In this blog post, we'll explore the key technical safeguards of HIPAA, why they matter in production workflows, and practical strategies to operationalize them. By the end, you'll have actionable insights to streamline compliance, security, and reliability.
What Are HIPAA's Technical Safeguards?
The technical safeguards outlined by HIPAA are a set of security measures aimed at protecting electronic protected health information (ePHI). Unlike organizational safeguards, which focus on policies and procedures, these measures target the ways systems and data are managed and secured.

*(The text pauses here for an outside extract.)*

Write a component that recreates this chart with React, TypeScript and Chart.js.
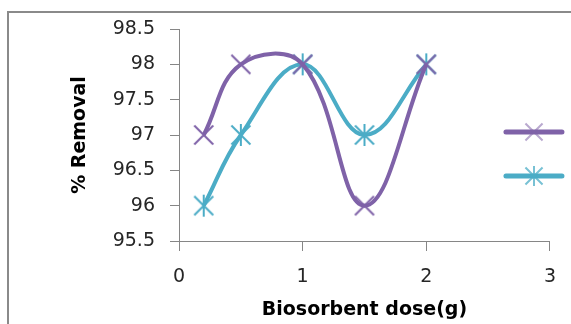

The safeguards are defined under three key categories:
- Access Control
This mechanism ensures only authorized users can access ePHI. It includes role-based access control, unique user identifiers, session timeouts, and encryption for data at rest and in transit. - Audit Controls
Audit controls focus on maintaining logs that monitor user activity in your production environment. Comprehensive logging and tracking support both compliance and post-incident analysis. - Integrity Controls
These safeguards ensure that ePHI remains accurate and unaltered unless authorized changes occur. This involves hashing, data validation checks, and mechanisms for identifying unauthorized modifications. - Transmission Security
Data flowing across networks must be safeguarded against interception or tampering. Implement encryption protocols like TLS and avoid outdated protocols such as SSL. Securing communication channels ensures ePHI stays protected throughout transfer.

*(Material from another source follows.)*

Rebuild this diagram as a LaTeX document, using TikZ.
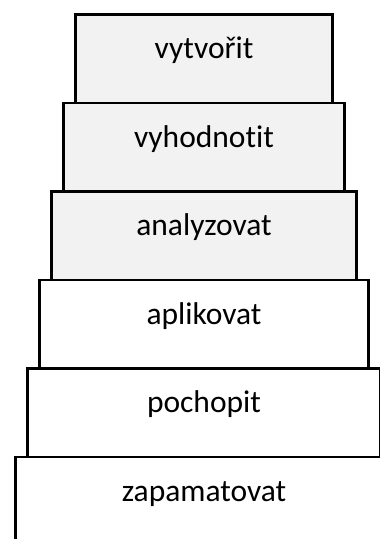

Key Strategies for Applying Technical Safeguards in Production
Enforce Least Privilege Access Control
Each user or service should only have access to the data and resources they need—nothing more. For organizations with microservice-heavy architectures, tools like fine-grained access policies or managed RBAC systems are critical. Automate user deprovisioning to reduce human error when managing permissions for departing team members.

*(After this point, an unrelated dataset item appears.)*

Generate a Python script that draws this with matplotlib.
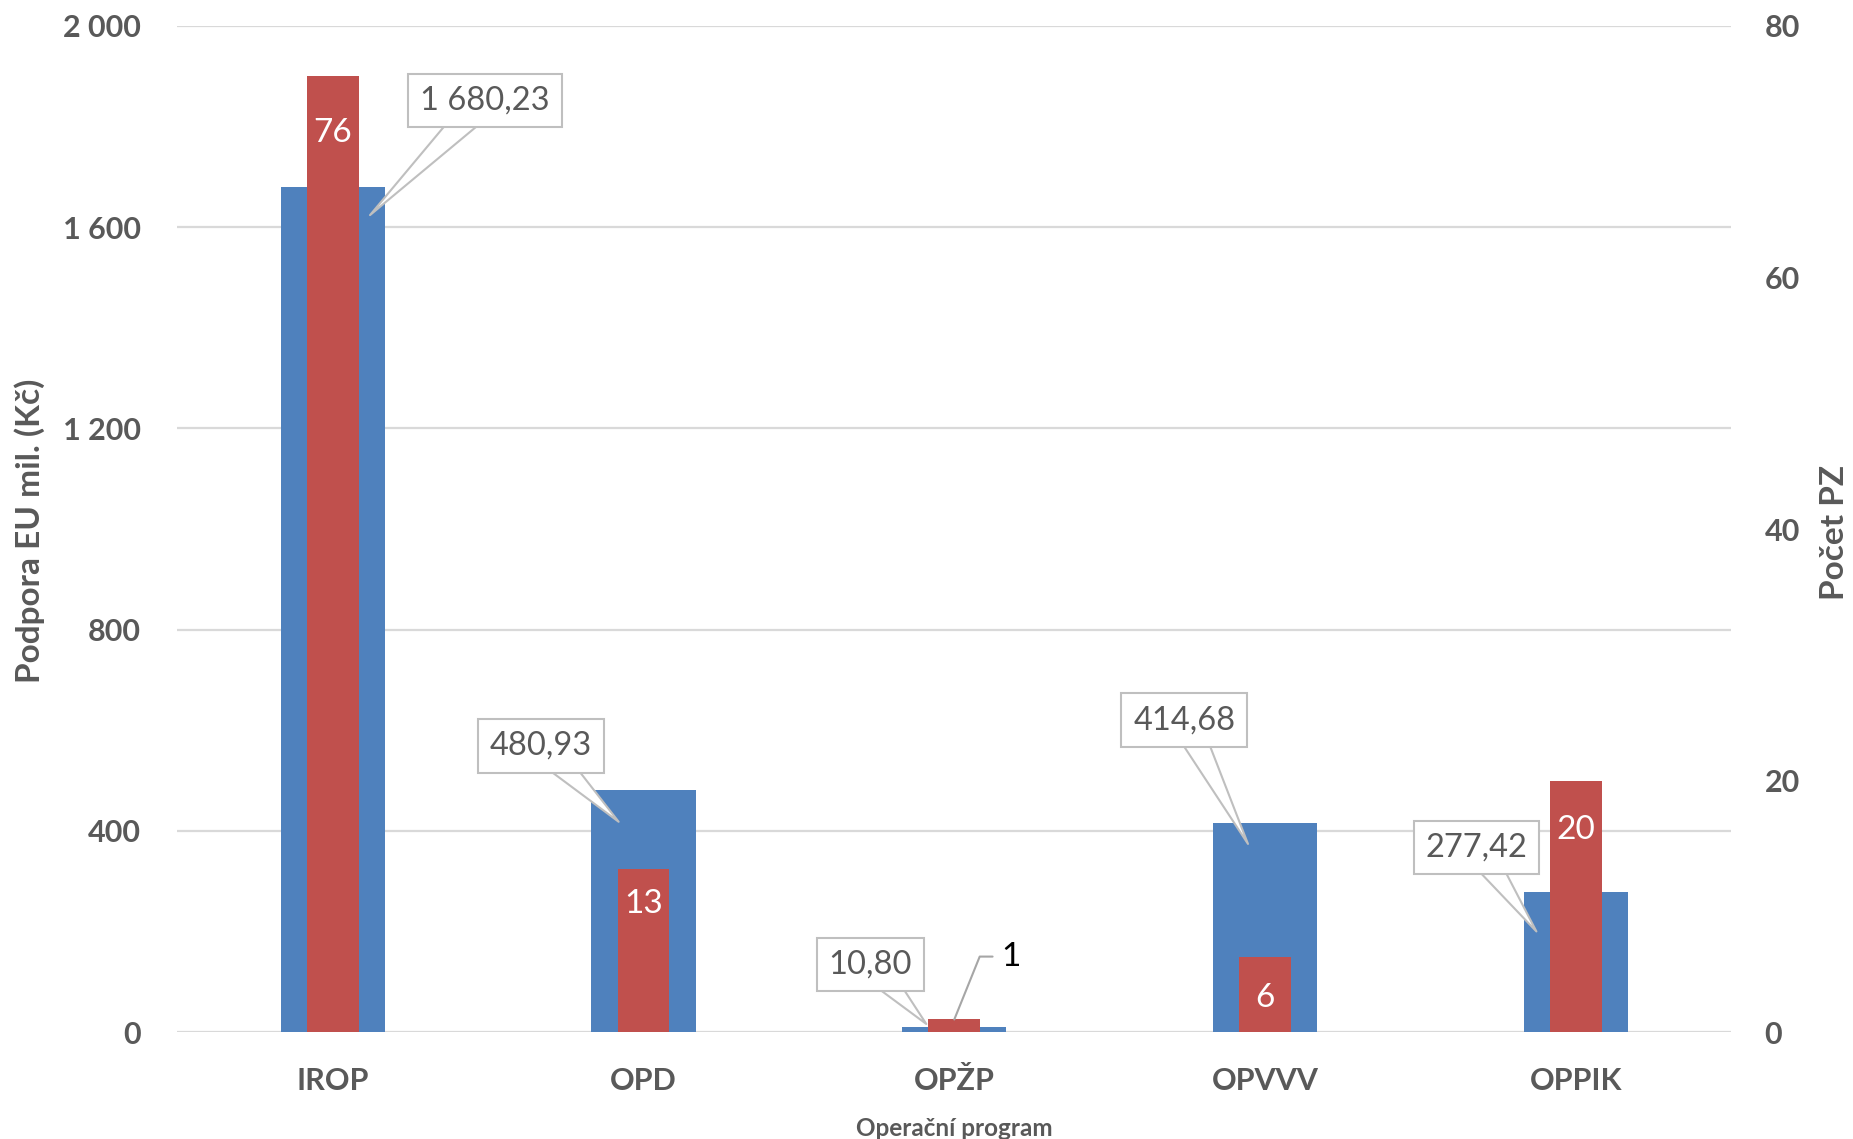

Centralize Logging for Enhanced Auditability
Centralized logging platforms simplify HIPAA compliance by enabling cross-system insights into activity logs. Use immutability features to make sure logs cannot be altered, and set up alerts to flag suspicious behavior in real-time.
Continuously Monitor Integrity on Critical Data
Implement checksum validation for stored records. For modern containerized environments, consider validating layers of key images to prevent unauthorized code deployment. Incorporate scheduled data verification jobs to identify mismatches and reconcile inconsistencies.